EXERCISE INSTRUCTIONS: Omit every picture, and retype the lines that run from the beginning of the data below through the line containing "from matplotlib.ticker import", inclusive.

SOURCE EXCERPT:
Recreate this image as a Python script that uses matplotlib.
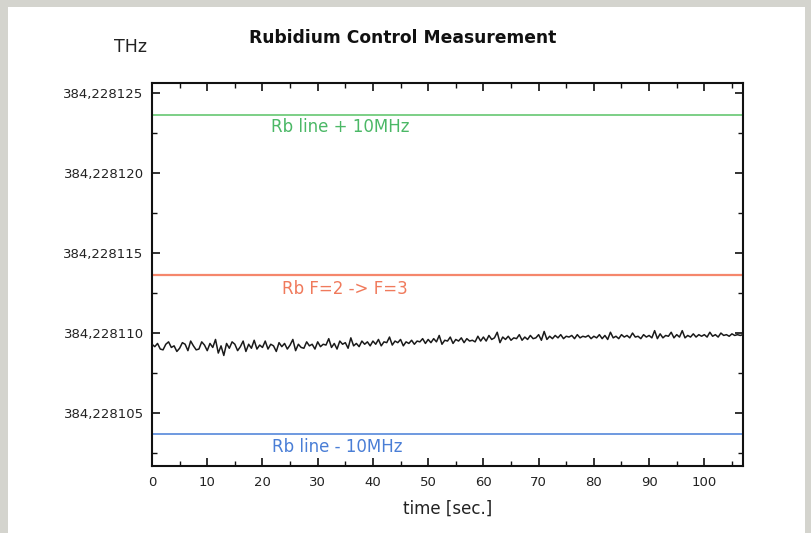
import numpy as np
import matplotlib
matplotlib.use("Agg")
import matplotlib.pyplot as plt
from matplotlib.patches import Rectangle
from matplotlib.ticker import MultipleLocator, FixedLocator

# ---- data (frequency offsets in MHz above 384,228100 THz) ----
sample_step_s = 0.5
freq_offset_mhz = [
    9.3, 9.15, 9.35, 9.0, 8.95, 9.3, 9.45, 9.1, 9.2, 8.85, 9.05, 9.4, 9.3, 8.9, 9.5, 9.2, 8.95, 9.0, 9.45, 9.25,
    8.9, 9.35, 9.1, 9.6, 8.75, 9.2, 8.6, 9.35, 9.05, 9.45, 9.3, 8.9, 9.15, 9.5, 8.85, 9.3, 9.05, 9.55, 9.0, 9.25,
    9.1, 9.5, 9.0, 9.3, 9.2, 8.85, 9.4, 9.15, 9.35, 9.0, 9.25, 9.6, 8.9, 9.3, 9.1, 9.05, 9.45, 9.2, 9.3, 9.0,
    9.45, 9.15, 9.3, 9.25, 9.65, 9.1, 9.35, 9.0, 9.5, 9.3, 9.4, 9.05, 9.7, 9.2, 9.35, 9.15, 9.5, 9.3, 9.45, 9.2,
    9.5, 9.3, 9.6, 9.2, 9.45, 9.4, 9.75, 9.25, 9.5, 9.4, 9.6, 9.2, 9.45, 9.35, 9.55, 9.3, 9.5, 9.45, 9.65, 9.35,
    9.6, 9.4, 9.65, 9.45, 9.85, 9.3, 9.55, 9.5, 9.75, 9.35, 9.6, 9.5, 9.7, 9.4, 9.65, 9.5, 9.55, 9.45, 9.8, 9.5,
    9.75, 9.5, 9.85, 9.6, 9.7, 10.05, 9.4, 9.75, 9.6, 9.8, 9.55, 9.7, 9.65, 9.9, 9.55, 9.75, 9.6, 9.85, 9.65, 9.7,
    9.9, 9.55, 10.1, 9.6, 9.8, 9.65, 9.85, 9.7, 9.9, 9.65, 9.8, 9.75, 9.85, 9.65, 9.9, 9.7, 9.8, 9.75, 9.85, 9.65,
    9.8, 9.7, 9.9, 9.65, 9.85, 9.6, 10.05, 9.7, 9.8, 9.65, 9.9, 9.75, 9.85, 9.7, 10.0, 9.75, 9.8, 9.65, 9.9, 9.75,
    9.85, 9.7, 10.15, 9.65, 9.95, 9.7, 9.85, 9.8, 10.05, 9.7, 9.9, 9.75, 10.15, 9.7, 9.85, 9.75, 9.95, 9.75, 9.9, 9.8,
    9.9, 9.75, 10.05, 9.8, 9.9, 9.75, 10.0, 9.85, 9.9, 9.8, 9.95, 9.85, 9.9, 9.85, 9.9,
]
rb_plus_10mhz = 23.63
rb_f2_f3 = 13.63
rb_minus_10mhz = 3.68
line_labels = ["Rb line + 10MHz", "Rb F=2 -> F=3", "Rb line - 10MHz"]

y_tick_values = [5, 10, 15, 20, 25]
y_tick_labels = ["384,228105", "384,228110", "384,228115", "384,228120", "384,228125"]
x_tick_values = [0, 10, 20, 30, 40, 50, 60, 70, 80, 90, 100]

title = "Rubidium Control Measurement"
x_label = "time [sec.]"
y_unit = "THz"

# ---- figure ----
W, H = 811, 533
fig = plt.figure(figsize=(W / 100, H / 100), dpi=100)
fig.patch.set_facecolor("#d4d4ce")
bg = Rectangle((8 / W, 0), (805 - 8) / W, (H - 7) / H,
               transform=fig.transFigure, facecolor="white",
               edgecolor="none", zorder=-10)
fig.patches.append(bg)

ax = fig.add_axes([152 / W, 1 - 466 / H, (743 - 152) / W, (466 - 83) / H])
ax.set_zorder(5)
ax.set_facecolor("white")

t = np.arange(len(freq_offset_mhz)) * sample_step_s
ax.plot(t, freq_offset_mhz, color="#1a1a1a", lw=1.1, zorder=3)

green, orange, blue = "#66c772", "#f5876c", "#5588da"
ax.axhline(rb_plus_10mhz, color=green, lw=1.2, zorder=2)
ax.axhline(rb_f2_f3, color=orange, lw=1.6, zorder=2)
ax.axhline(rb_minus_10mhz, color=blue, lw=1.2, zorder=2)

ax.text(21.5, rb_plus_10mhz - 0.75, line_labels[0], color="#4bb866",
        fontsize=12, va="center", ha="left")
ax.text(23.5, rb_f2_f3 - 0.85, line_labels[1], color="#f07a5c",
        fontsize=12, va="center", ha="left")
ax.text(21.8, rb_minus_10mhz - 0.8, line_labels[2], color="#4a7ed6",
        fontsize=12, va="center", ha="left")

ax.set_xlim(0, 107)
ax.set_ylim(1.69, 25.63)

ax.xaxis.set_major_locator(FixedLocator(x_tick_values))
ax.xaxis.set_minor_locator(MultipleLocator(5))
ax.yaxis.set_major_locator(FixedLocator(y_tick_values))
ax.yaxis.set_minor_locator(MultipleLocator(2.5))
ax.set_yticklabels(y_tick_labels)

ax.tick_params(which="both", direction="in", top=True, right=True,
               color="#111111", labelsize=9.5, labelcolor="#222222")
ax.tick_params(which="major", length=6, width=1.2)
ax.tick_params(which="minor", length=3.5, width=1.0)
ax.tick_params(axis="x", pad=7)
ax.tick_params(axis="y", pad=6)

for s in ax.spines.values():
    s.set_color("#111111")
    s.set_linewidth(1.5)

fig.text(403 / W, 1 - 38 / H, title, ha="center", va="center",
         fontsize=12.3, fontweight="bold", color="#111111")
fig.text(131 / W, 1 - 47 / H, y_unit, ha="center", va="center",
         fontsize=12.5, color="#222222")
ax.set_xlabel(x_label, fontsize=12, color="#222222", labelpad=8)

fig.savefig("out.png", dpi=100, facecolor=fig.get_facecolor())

THE RESULT:
Recreate this image as a Python script that uses matplotlib.
import numpy as np
import matplotlib
matplotlib.use("Agg")
import matplotlib.pyplot as plt
from matplotlib.patches import Rectangle
from matplotlib.ticker import MultipleLocator, FixedLocator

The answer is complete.